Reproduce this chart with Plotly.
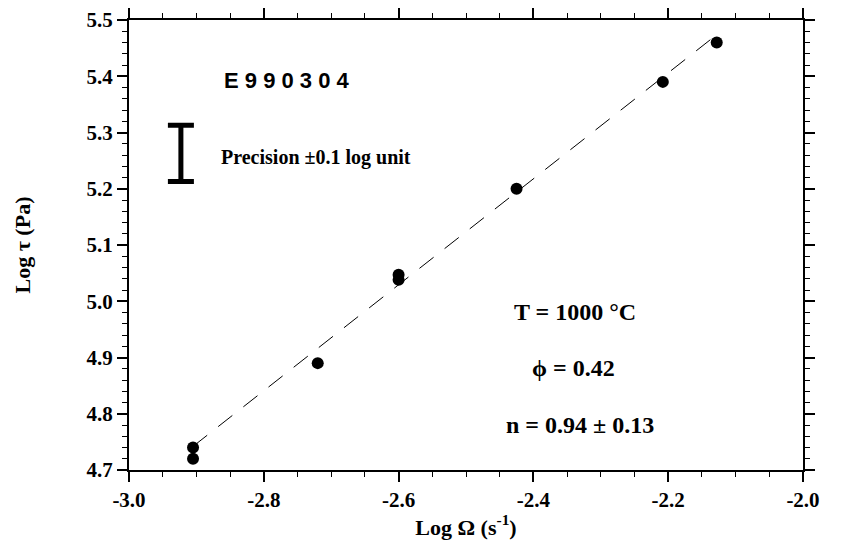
import plotly.graph_objects as go

# Data
log_omega = [-2.905, -2.905, -2.72, -2.60, -2.60, -2.425, -2.208, -2.128]
log_tau = [4.74, 4.72, 4.89, 5.047, 5.038, 5.20, 5.39, 5.46]

fit_x = [-2.905, -2.13]
fit_y = [4.742, 5.472]

precision_x = [-2.923]
precision_y = [5.263]
precision_half = [0.05]

x_tick_vals = [-3.0, -2.8, -2.6, -2.4, -2.2, -2.0]
x_tick_text = ["-3.0", "-2.8", "-2.6", "-2.4", "-2.2", "-2.0"]
y_tick_vals = [4.7, 4.8, 4.9, 5.0, 5.1, 5.2, 5.3, 5.4, 5.5]
y_tick_text = ["4.7", "4.8", "4.9", "5.0", "5.1", "5.2", "5.3", "5.4", "5.5"]

SERIF = "Liberation Serif"
SANS = "Liberation Sans"

fig = go.Figure()

fig.add_trace(go.Scatter(
    x=fit_x, y=fit_y, mode="lines",
    line=dict(color="black", width=1, dash="18px,14px"),
    showlegend=False, hoverinfo="skip"))

fig.add_trace(go.Scatter(
    x=log_omega, y=log_tau, mode="markers",
    marker=dict(color="black", size=12, symbol="circle"),
    showlegend=False))

fig.add_trace(go.Scatter(
    x=precision_x, y=precision_y, mode="markers",
    marker=dict(color="rgba(0,0,0,0)", size=1),
    error_y=dict(type="data", array=precision_half, symmetric=True,
                 color="black", thickness=5, width=13),
    showlegend=False, hoverinfo="skip"))

axis_common = dict(
    showline=True, linecolor="black", linewidth=2, mirror="allticks",
    ticks="outside", ticklen=10, tickwidth=1.5, tickcolor="black",
    showgrid=False, zeroline=False, automargin=False,
    tickfont=dict(family=SERIF, size=21, color="black", weight="bold"),
)

fig.update_xaxes(
    range=[-3.0, -2.0], tickmode="array", tickvals=x_tick_vals, ticktext=x_tick_text,
    minor=dict(dtick=0.05, tick0=-3.0, ticks="outside", ticklen=5, tickwidth=1.2, tickcolor="black", showgrid=False),
    title=dict(text="Log Ω (s<sup>-1</sup>)", font=dict(family=SERIF, size=22, color="black", weight="bold"), standoff=8),
    **axis_common)
fig.update_yaxes(
    range=[4.7, 5.5], tickmode="array", tickvals=y_tick_vals, ticktext=y_tick_text,
    minor=dict(dtick=0.02, tick0=4.7, ticks="outside", ticklen=5, tickwidth=1.2, tickcolor="black", showgrid=False),
    title=dict(text="Log τ (Pa)", font=dict(family=SERIF, size=22, color="black", weight="bold"), standoff=50),
    **axis_common)

annotations = [
    dict(x=-2.766, y=5.392, text="E 9 9 0 3 0 4", font=dict(family=SANS, size=22, color="black", weight="bold")),
    dict(x=-2.866, y=5.256, text="Precision ±0.1 log unit", font=dict(family=SERIF, size=20, color="black", weight="bold"), xanchor="left"),
    dict(x=-2.338, y=4.981, text="T = 1000 °C", font=dict(family=SERIF, size=24, color="black", weight="bold")),
    dict(x=-2.341, y=4.881, text="ϕ = 0.42", font=dict(family=SERIF, size=24, color="black", weight="bold")),
    dict(x=-2.331, y=4.780, text="n = 0.94 ± 0.13", font=dict(family=SERIF, size=24, color="black", weight="bold")),
]
for a in annotations:
    a.update(xref="x", yref="y", showarrow=False)
fig.update_layout(
    annotations=annotations,
    width=845, height=543,
    margin=dict(l=121, r=50, t=12, b=81),
    plot_bgcolor="white", paper_bgcolor="white",
    font=dict(family=SERIF, color="black"),
)

fig.write_html("out.html")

▸ **REQUIRED WORK**: Restate the material word for word from its first line through the line containing "showlegend=False))", both included; the pictures do not belong in it.

▸ **WRITTEN RESPONSE**:
Reproduce this chart with Plotly.
import plotly.graph_objects as go

# Data
log_omega = [-2.905, -2.905, -2.72, -2.60, -2.60, -2.425, -2.208, -2.128]
log_tau = [4.74, 4.72, 4.89, 5.047, 5.038, 5.20, 5.39, 5.46]

fit_x = [-2.905, -2.13]
fit_y = [4.742, 5.472]

precision_x = [-2.923]
precision_y = [5.263]
precision_half = [0.05]

x_tick_vals = [-3.0, -2.8, -2.6, -2.4, -2.2, -2.0]
x_tick_text = ["-3.0", "-2.8", "-2.6", "-2.4", "-2.2", "-2.0"]
y_tick_vals = [4.7, 4.8, 4.9, 5.0, 5.1, 5.2, 5.3, 5.4, 5.5]
y_tick_text = ["4.7", "4.8", "4.9", "5.0", "5.1", "5.2", "5.3", "5.4", "5.5"]

SERIF = "Liberation Serif"
SANS = "Liberation Sans"

fig = go.Figure()

fig.add_trace(go.Scatter(
    x=fit_x, y=fit_y, mode="lines",
    line=dict(color="black", width=1, dash="18px,14px"),
    showlegend=False, hoverinfo="skip"))

fig.add_trace(go.Scatter(
    x=log_omega, y=log_tau, mode="markers",
    marker=dict(color="black", size=12, symbol="circle"),
    showlegend=False))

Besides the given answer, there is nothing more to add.